In my research I found it very difficult to find these examples, searching for ‘sustainable product design’ offers a lot of high-end designers with very expensive products or similarly to Formafantasma prices aren’t shown and they are presented in galleries more as a work of art than a sustainable design, therefore they aren’t presenting an immediate solution.

Perhaps we need government schemes to encourage designers/bigger companies to use better materials and to sell these products at affordable prices so they can compete with the mass-produced products that are often badly made and harmful to the environment. In recent years we have seen many countries across the world introduce a charge for plastic bags in supermarkets. This due to the fact that around 8m tonnes of plastic makes its way into the world’s oceans each year, posing a serious threat to the marine environment. The charge was introduced by the government to try to influence consumer behavior and the result is massively affecting the amount of plastic waste, in England the number of single-use plastic bags was reduced by 85% over the first six months. If governments enforced similar rules on other products; introducing taxes to products with harmful materials then perhaps it could influence consumers to opt for better sourced products.

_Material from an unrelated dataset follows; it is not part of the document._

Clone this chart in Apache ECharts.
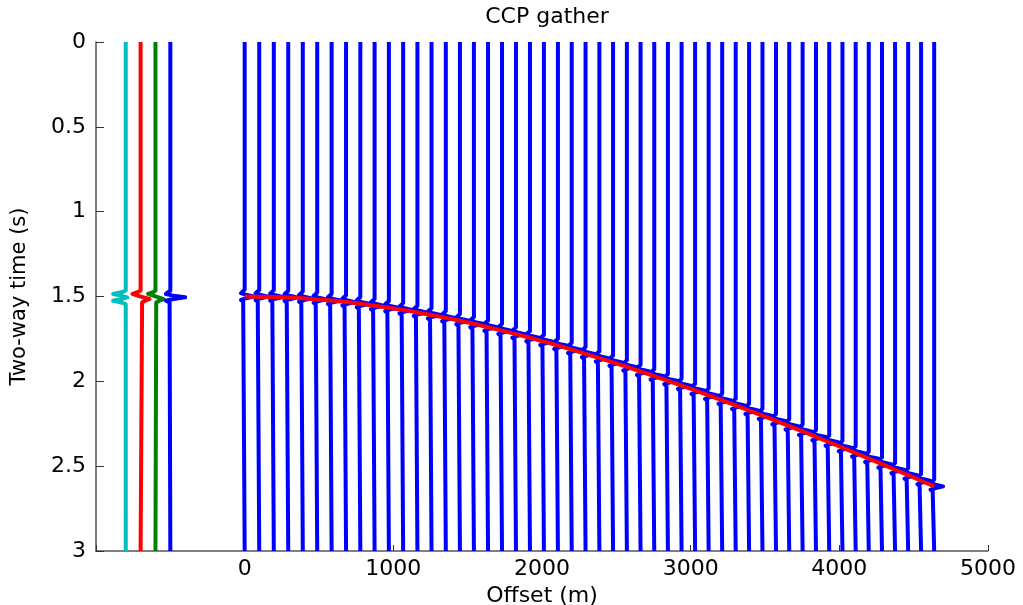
<!DOCTYPE html>
<html>
<head>
<meta charset="utf-8">
<script src="https://cdn.jsdelivr.net/npm/echarts@6/dist/echarts.min.js"></script>
<style>
  html, body { margin: 0; padding: 0; background: #fff; }
  #chart { width: 1023px; height: 605px; }
</style>
</head>
<body>
<div id="chart"></div>
<script>
// trace offsets (m) of the CCP gather and picked arrival times (s)
const offsets = [0, 98, 196, 293, 391, 488, 585, 682, 778, 874, 970, 1066, 1162, 1257, 1353, 1448,
  1542, 1637, 1731, 1825, 1919, 2013, 2107, 2200, 2293, 2386, 2478, 2571, 2663, 2755, 2847, 2939,
  3030, 3121, 3212, 3303, 3393, 3483, 3574, 3663, 3753, 3843, 3932, 4021, 4110, 4198, 4287, 4375,
  4463, 4550, 4638]
const picks = [1.500, 1.501, 1.503, 1.506, 1.511, 1.517, 1.524, 1.533, 1.543, 1.554, 1.566, 1.579,
  1.594, 1.609, 1.626, 1.643, 1.661, 1.681, 1.701, 1.722, 1.743, 1.766, 1.789, 1.813, 1.838, 1.863,
  1.888, 1.915, 1.942, 1.969, 1.997, 2.025, 2.054, 2.083, 2.112, 2.142, 2.172, 2.202, 2.233, 2.264,
  2.295, 2.327, 2.359, 2.391, 2.423, 2.455, 2.488, 2.521, 2.553, 2.586, 2.619]

// wavelet samples: time relative to arrival (s) and horizontal deflection (m)
const waveT = [-0.04, -0.03, -0.02, -0.01, 0, 0.01, 0.02, 0.03, 0.04]
const gatherAmp = [0, -10, -25, 10, 60, 10, -25, -10, 0]

// reference wavelets shown on the left
const refOffsets = [-800, -700, -600, -500]
const refColors = ['#00bfbf', '#ff0000', '#008000', '#0000ff']
const refTime = 1.505
const refAmps = [
  [0, -30, -85, -30, 10, -30, -85, -30, 0],
  [0, -20, -55, -20, 20, 60, 30, 10, 0],
  [0, -15, -50, -15, 20, 55, 25, 5, 0],
  [0, -5, -30, 20, 100, 20, -30, -5, 0]
]

const yTicks = [0, 0.5, 1, 1.5, 2, 2.5, 3]
const xTicks = [0, 1000, 2000, 3000, 4000, 5000]

function tracePoints(off, t0, amps) {
  const pts = [[off, 0]]
  waveT.forEach((dt, i) => pts.push([off + amps[i], t0 + dt]))
  pts.push([off, 3])
  return pts
}

const series = []
offsets.forEach((off, i) => {
  series.push({
    type: 'line', data: tracePoints(off, picks[i], gatherAmp),
    showSymbol: false, silent: true, z: 2,
    lineStyle: { color: '#0000ff', width: 4, join: 'round' }
  })
})
refOffsets.forEach((off, i) => {
  series.push({
    type: 'line', data: tracePoints(off, refTime, refAmps[i]),
    showSymbol: false, silent: true, z: 2,
    lineStyle: { color: refColors[i], width: 4, join: 'round' }
  })
})
series.push({
  type: 'line', data: offsets.map((o, i) => [o, picks[i]]),
  showSymbol: false, silent: true, z: 5,
  lineStyle: { color: '#ff0000', width: 4, join: 'round' }
})

const chart = echarts.init(document.getElementById('chart'))
const font = 'DejaVu Sans'
chart.setOption({
  animation: false,
  backgroundColor: '#fff',
  title: {
    text: 'CCP gather', left: 542, top: 1, textAlign: 'center',
    textStyle: { fontFamily: font, fontSize: 22, fontWeight: 'normal', color: '#000' }
  },
  grid: { left: 96, right: 35, top: 42, bottom: 54, containLabel: false, outerBoundsMode: 'none' },
  xAxis: {
    type: 'value', min: -1000, max: 5000, interval: 1000,
    name: 'Offset (m)', nameLocation: 'middle', nameGap: 28,
    nameTextStyle: { fontFamily: font, fontSize: 22, color: '#000' },
    axisLine: { onZero: false, lineStyle: { color: '#555', width: 1.5 } },
    axisTick: { inside: true, length: 6, lineStyle: { color: '#333' } },
    axisLabel: {
      fontFamily: font, fontSize: 22, color: '#000', margin: 7,
      formatter: v => (xTicks.includes(v) ? String(v) : '')
    },
    splitLine: { show: false }
  },
  yAxis: {
    type: 'value', min: 0, max: 3, interval: 0.5, inverse: true,
    name: 'Two-way time (s)', nameLocation: 'middle', nameGap: 66, nameRotate: 90,
    nameTextStyle: { fontFamily: font, fontSize: 21, color: '#000' },
    axisLine: { show: true, onZero: false, lineStyle: { color: '#555', width: 1.5 } },
    axisTick: { show: true, inside: true, length: 8, lineStyle: { color: '#333' } },
    axisLabel: {
      fontFamily: font, fontSize: 22, color: '#000', margin: 10,
      formatter: v => (yTicks.includes(v) ? String(v) : '')
    },
    splitLine: { show: false }
  },
  series: series
})
</script>
</body>
</html>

We, as consumers have brought about this problem, being so materialistic yet simultaneously too lazy to source sustainable products; we are struck by the aesthetic of a product and buy it without thinking where it came from or the ethical implication, just as I was struck by Formafantasma’s work in the Stedelijk, not considering the possible downsides of the designs. If there was a large scale enforcement of better quality, environmentally-friendly products then maybe consumers would think more before they buy.